Sound of Music
PASTOR DAVE’S MUSINGS FROM THE HEARTLAND
November 20, 2022
THE SOUND OF MUSIC
One of the highlights of my tour of Europe in 2010 was riding on our tour bus as we traveled through the hills of Austria on our way to Vienna with the soundtrack of The Sound of Music playing. I could picture Julie Andrews singing “The hills are alive with the sound of music with songs they have sung for a thousand years. The hills fill my heart with the sound of music, my heart wants to sing every song it hears. My heart wants to beat like the wings of the birds that rise from the lake to the trees. My heart wants to sing like a chime that flies from a church on a breeze. To laugh like a brook when it trips and falls over stones on its way. To sing through the night like a lark who is learning to pray.”
In the 2022 Indiana University Foundation’s Image there is a short article about “What do Molecules Sound Like?” Walker Smith, a 2022 IU graduate, during his senior year performed “The Sound of Molecules” at a concert for the Jacobs School of Music’s Center for Electronic and Computer Music. The concert was based on converting the activities of molecules – their rotational, vibrational, and translational motion – into sounds. Smith discovered different molecules have different sounds. Some sound like the crackle of a vinyl record, the groove of a synth keyboard, a gong, a cat purring, or hundreds of bowling balls dropped into a vat of something goopy.
According to Concetta Tomaino “Everything in the world is a vibration of some kind. Music is an extension of who we are, and that’s why it helps us reach people who seem to be disconnected because of illness or a traumatic brain injury (Rotary, May 2022, p. 31).” For Tomaino, “the impact of music on the mind and body demonstrates how much of our makeup as human beings is based on rhythm, resonance, and perception of all of which connect us in a fundamental way to who we are (Rotary, May 2022, p. 31).” The sound of music has the power to be medicine for the mind.

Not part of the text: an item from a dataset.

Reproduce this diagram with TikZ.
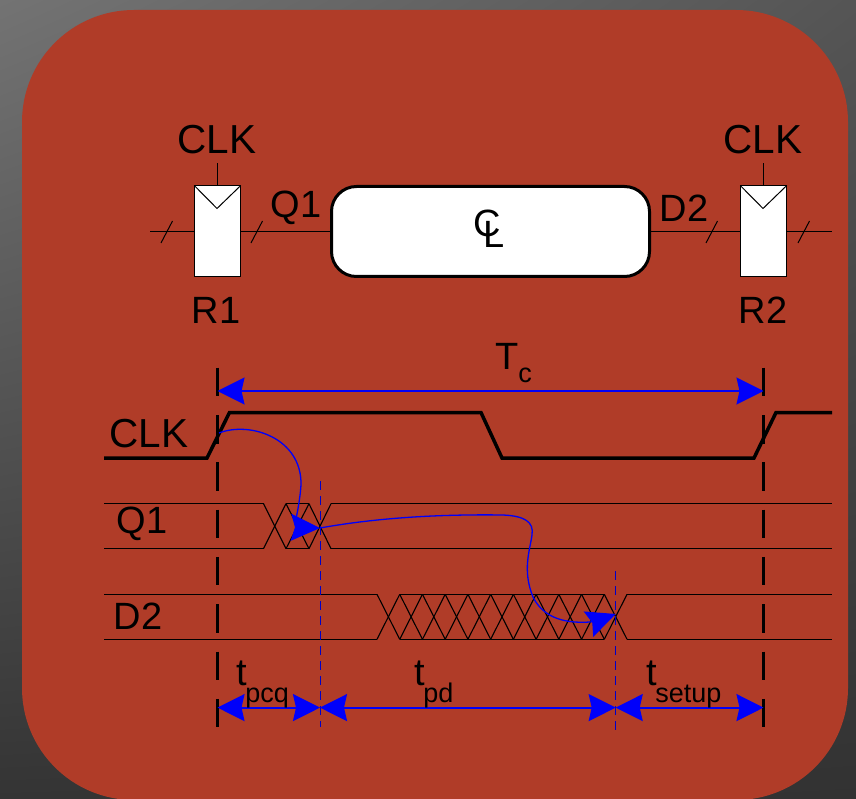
\documentclass[tikz,border=0pt]{standalone}
\usepackage{fontspec}
\setmainfont{Liberation Sans}
\usetikzlibrary{arrows.meta,shadings}

\definecolor{slidered}{RGB}{176,60,40}
\definecolor{pathblue}{RGB}{0,0,250}
\definecolor{greyul}{RGB}{115,115,115}
\definecolor{greyur}{RGB}{85,85,85}
\definecolor{greyll}{RGB}{52,52,52}
\definecolor{greylr}{RGB}{50,50,50}

\newcommand{\tlabel}[1]{t\kern-1.5pt\raisebox{-17pt}{\fontsize{27}{29}\selectfont #1}}

\tikzset{
	label text/.style={inner sep=0pt, font=\fontsize{38}{40}\selectfont},
	clk text/.style={inner sep=0pt, font=\fontsize{40.5}{42}\selectfont},
	register/.style={draw, fill=white, line width=1pt, minimum width=45.5pt, minimum height=91pt, inner sep=0pt},
	logic/.style={draw, fill=white, line width=3pt, rounded corners=25pt, minimum width=318pt, minimum height=90pt, inner sep=0pt},
	bus/.style={line width=1pt},
	wave/.style={line width=1.1pt},
	clock/.style={line width=3.5pt},
	edge mark/.style={line width=3pt, dash pattern=on 28.5pt off 18.8pt},
	cross mark/.style={pathblue!80!black, line width=1pt, dash pattern=on 9pt off 6pt},
	span/.style={pathblue, line width=2pt, {Stealth[length=27pt,width=27pt,inset=3pt]}-{Stealth[length=27pt,width=27pt,inset=3pt]}},
	flow/.style={pathblue, line width=1.3pt, -{Stealth[length=29pt,width=27pt,inset=4pt]}}
}

\begin{document}
\begin{tikzpicture}[x=1pt, y=-1pt, node distance=273pt]
	\useasboundingbox (0,0) rectangle (856,799);
	\shade[upper left=greyul, upper right=greyur, lower left=greyll, lower right=greylr] (0,0) rectangle (856,799);
	\fill[slidered] (22,10) [rounded corners=112pt] -- (848,10) -- (848,800) -- (22,800) -- cycle;

	% registers and logic
	\node[register] (r1) at (217.5,231.5) {};
	\node[logic] (cl) [right of = r1] {};
	\node[register] (r2) [right of = cl] {};
	\node[label text] (c) at (487,223) {C};
	\node[label text] (l) at (494,234) {L};

	\node[clk text] (clk1) at (217,140) {CLK};
	\node[clk text] (clk2) at (763,140) {CLK};
	\node[label text] (q1) at (296,208) {Q1};
	\node[label text] (d2) at (684,208) {D2};
	\node[label text] (r1label) at (216,310) {R1};
	\node[label text] (r2label) at (763,310) {R2};

	\coordinate (in) at (150,231.5);
	\coordinate (out) at (832,231.5);
	\draw[bus] (in) -- (r1);
	\draw[bus] (r1) -- (cl);
	\draw[bus] (cl) -- (r2);
	\draw[bus] (r2) -- (out);
	\draw[bus] (r1.north) -- ++(0,-22);
	\draw[bus] (r2.north) -- ++(0,-22);
	\draw[bus] (r1.north west) -- ++(22.75,23) -- (r1.north east);
	\draw[bus] (r2.north west) -- ++(22.75,23) -- (r2.north east);
	\foreach \x in {161,251,706,798}
		\draw[bus] (\x,243) -- ++(11.5,-22);

	% waveforms
	\node[clk text] (clklabel) at (149,434) {CLK};
	\node[label text] (q1label) at (142,524) {Q1};
	\node[label text] (d2label) at (138,616) {D2};

	\draw[clock] (104,458) -- (207,458) -- (229.5,412.5) -- (481,412.5) -- (502,458) -- (754,458) -- (776,412.5) -- (832,412.5);

	\draw[wave] (104,503.7) -- (263.5,503.7);
	\draw[wave] (104,548.7) -- (263.5,548.7);
	\draw[wave] (286,503.7) -- (309,503.7);
	\draw[wave] (286,548.7) -- (309,548.7);
	\draw[wave] (331,503.7) -- (832,503.7);
	\draw[wave] (331,548.7) -- (832,548.7);
	\foreach \a/\b in {263.5/286,286/309,309/331} {
		\draw[wave] (\a,503.7) -- (\b,548.7);
		\draw[wave] (\a,548.7) -- (\b,503.7);
	}

	\draw[wave] (104,594.3) -- (377,594.3);
	\draw[wave] (104,639.3) -- (377,639.3);
	\draw[wave] (400,594.3) -- (604,594.3);
	\draw[wave] (400,639.3) -- (604,639.3);
	\draw[wave] (627,594.3) -- (832,594.3);
	\draw[wave] (627,639.3) -- (832,639.3);
	\foreach \n in {0,...,10} {
		\draw[wave] ({377+22.73*\n},594.3) -- ({377+22.73*(\n+1)},639.3);
		\draw[wave] ({377+22.73*\n},639.3) -- ({377+22.73*(\n+1)},594.3);
	}

	% timing marks
	\draw[edge mark] (217.5,367.7) -- (217.5,727.5);
	\draw[edge mark] (763.5,367.7) -- (763.5,727.5);
	\draw[cross mark] (320,481) -- (320,727);
	\draw[cross mark] (615.7,571) -- (615.7,731);

	\coordinate (launch) at (217.5,391);
	\coordinate (capture) at (763.5,391);
	\coordinate (start) at (217.5,707.6);
	\coordinate (valid) at (320,707.6);
	\coordinate (ready) at (615.7,707.6);
	\coordinate (stop) at (763.5,707.6);
	\draw[span] (launch) -- (capture);
	\draw[span] (start) -- (valid);
	\draw[span] (valid) -- (ready);
	\draw[span] (ready) -- (stop);

	\node[label text, anchor=base west] (tc) at (495,369) {T\raisebox{-13pt}{\fontsize{27}{29}\selectfont c}};
	\node[label text, anchor=base west] (tpcq) at (236,685) {\tlabel{pcq}};
	\node[label text, anchor=base west] (tpd) at (414,685) {\tlabel{pd}};
	\node[label text, anchor=base west] (tsetup) at (646,685) {\tlabel{setup}};

	% critical path
	\coordinate (clkrise) at (219,433);
	\coordinate (q1cross) at (320,528);
	\coordinate (d2cross) at (615.7,614);
	\draw[flow] (clkrise) .. controls (250,421) and (302,438) .. (301,485) .. controls (300,500) and (297,514) .. (295,524) .. controls (296,527) and (300,527.5) .. (q1cross);
	\draw[flow] (q1cross) .. controls (370,519) and (430,514) .. (503,515) .. controls (525,516) and (534,522) .. (532,535) .. controls (530,550) and (522,570) .. (533,597) .. controls (542,615) and (560,624) .. (590,622) .. controls (595,621.5) and (605,618) .. (d2cross);
\end{tikzpicture}
\end{document}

For many years I attended two or three times a year a conference for continuing education called “Great Books.” It was led by Leonard Sweet and many of the books we discussed were not all that great. During one of our gatherings Leonard make the observation that the Greek word that is generally translated “spirit” could be translated “energy.” Following Jesus’ ascension the Holy Spirit came to energize Christians.
In Romans we read “Likewise the Spirit helps us in our weakness; for we do not know how to pray as we ought, but that very Spirit intercedes with signs too deep for words (Romans 8:26).” Using Sweet’s take, we might translate this passage “Likewise God’s energy resonates with us in our weakness, interceding with vibrations too deep for words.” In our weakness, God pours His music of love and grace into our lives.
The world is alive with the sound of music. All creation is connected by rhythms, resonances, and perceptions. Every molecule in our body has its own particular melody. God’s Spirit (energy) resonates with these melodies bring peace, joy, love, and hope.